Check each line of the listing, and copy it if it contains the word "this".

--- start Dataset entries ---

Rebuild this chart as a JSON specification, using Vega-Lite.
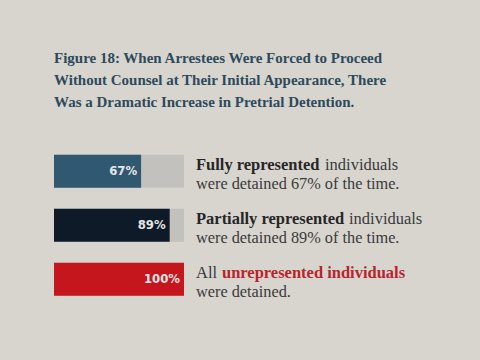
{
  "$schema": "https://vega.github.io/schema/vega-lite/v6.json",
  "autosize": {"type": "none"},
  "width": 130,
  "height": {"step": 54},
  "padding": {"left": 54, "top": 144, "right": 296, "bottom": 54},
  "background": "#d8d5cf",
  "config": {"view": {"stroke": null}},
  "title": {
    "text": ["Figure 18: When Arrestees Were Forced to Proceed", "Without Counsel at Their Initial Appearance, There", "Was a Dramatic Increase in Pretrial Detention."],
    "anchor": "start",
    "frame": "group",
    "font": "Liberation Serif",
    "fontSize": 15,
    "fontWeight": "bold",
    "color": "#2d4a5c",
    "lineHeight": 22,
    "offset": 34
  },
  "data": {"values": [
    {"group": "Fully represented", "value": 67, "pct": "67%", "pre": "", "bold": "Fully represented", "post": "individuals", "line2": "were detained 67% of the time."},
    {"group": "Partially represented", "value": 89, "pct": "89%", "pre": "", "bold": "Partially represented", "post": "individuals", "line2": "were detained 89% of the time."},
    {"group": "Unrepresented", "value": 100, "pct": "100%", "pre": "All", "bold": "unrepresented individuals", "post": "", "line2": "were detained."}
  ]},
  "encoding": {
    "y": {"field": "group", "type": "nominal", "sort": null, "axis": null, "scale": {"paddingInner": 0.39, "paddingOuter": 0.2}}
  },
  "layer": [
    {
      "mark": {"type": "bar", "color": "#c2c1be"},
      "encoding": {
        "x": {"datum": 100, "type": "quantitative", "scale": {"domain": [0, 100]}, "axis": null}
      }
    },
    {
      "mark": {"type": "bar"},
      "encoding": {
        "x": {"field": "value", "type": "quantitative"},
        "color": {"field": "group", "type": "nominal", "legend": null, "scale": {"domain": ["Fully represented", "Partially represented", "Unrepresented"], "range": ["#305871", "#0f1a28", "#c6161d"]}}
      }
    },
    {
      "mark": {"type": "text", "align": "right", "baseline": "middle", "dx": -4, "font": "DejaVu Sans Condensed, Liberation Sans Narrow, sans-serif", "fontWeight": "bold", "fontSize": 13, "color": "#e6e6e6"},
      "encoding": {"x": {"field": "value", "type": "quantitative"}, "text": {"field": "pct"}}
    },
    {
      "transform": [{"filter": "datum.pre == ''"}],
      "mark": {"type": "text", "align": "left", "baseline": "middle", "dx": 12, "dy": -6, "font": "Liberation Serif", "fontWeight": "bold", "fontSize": 16.5, "color": "#262626"},
      "encoding": {"x": {"datum": 100, "type": "quantitative"}, "text": {"field": "bold"}}
    },
    {
      "transform": [{"filter": "datum.group == 'Fully represented'"}],
      "mark": {"type": "text", "align": "left", "baseline": "middle", "dx": 141, "dy": -6, "font": "Liberation Serif", "fontSize": 16.5, "color": "#3a3a3a"},
      "encoding": {"x": {"datum": 100, "type": "quantitative"}, "text": {"field": "post"}}
    },
    {
      "transform": [{"filter": "datum.group == 'Partially represented'"}],
      "mark": {"type": "text", "align": "left", "baseline": "middle", "dx": 165, "dy": -6, "font": "Liberation Serif", "fontSize": 16.5, "color": "#3a3a3a"},
      "encoding": {"x": {"datum": 100, "type": "quantitative"}, "text": {"field": "post"}}
    },
    {
      "transform": [{"filter": "datum.pre != ''"}],
      "mark": {"type": "text", "align": "left", "baseline": "middle", "dx": 12, "dy": -6, "font": "Liberation Serif", "fontSize": 16.5, "color": "#3a3a3a"},
      "encoding": {"x": {"datum": 100, "type": "quantitative"}, "text": {"field": "pre"}}
    },
    {
      "transform": [{"filter": "datum.pre != ''"}],
      "mark": {"type": "text", "align": "left", "baseline": "middle", "dx": 38, "dy": -6, "font": "Liberation Serif", "fontWeight": "bold", "fontSize": 16.5, "color": "#b8242b"},
      "encoding": {"x": {"datum": 100, "type": "quantitative"}, "text": {"field": "bold"}}
    },
    {
      "mark": {"type": "text", "align": "left", "baseline": "middle", "dx": 12, "dy": 13, "font": "Liberation Serif", "fontSize": 16.3, "color": "#3a3a3a"},
      "encoding": {"x": {"datum": 100, "type": "quantitative"}, "text": {"field": "line2"}}
    }
  ]
}
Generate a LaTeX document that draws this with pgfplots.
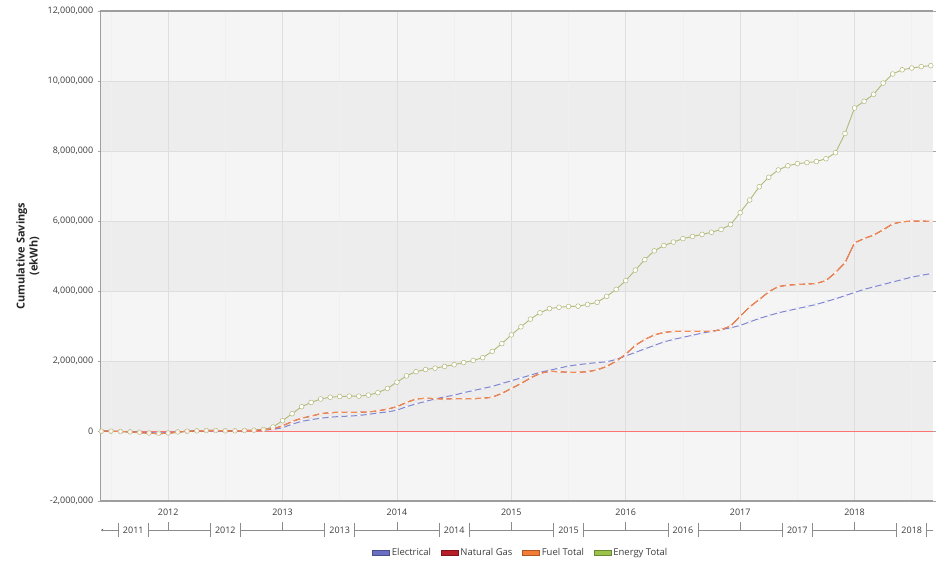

--- end Dataset entries ---

== Answer to the problem ==
Rebuild this chart as a JSON specification, using Vega-Lite.
Generate a LaTeX document that draws this with pgfplots.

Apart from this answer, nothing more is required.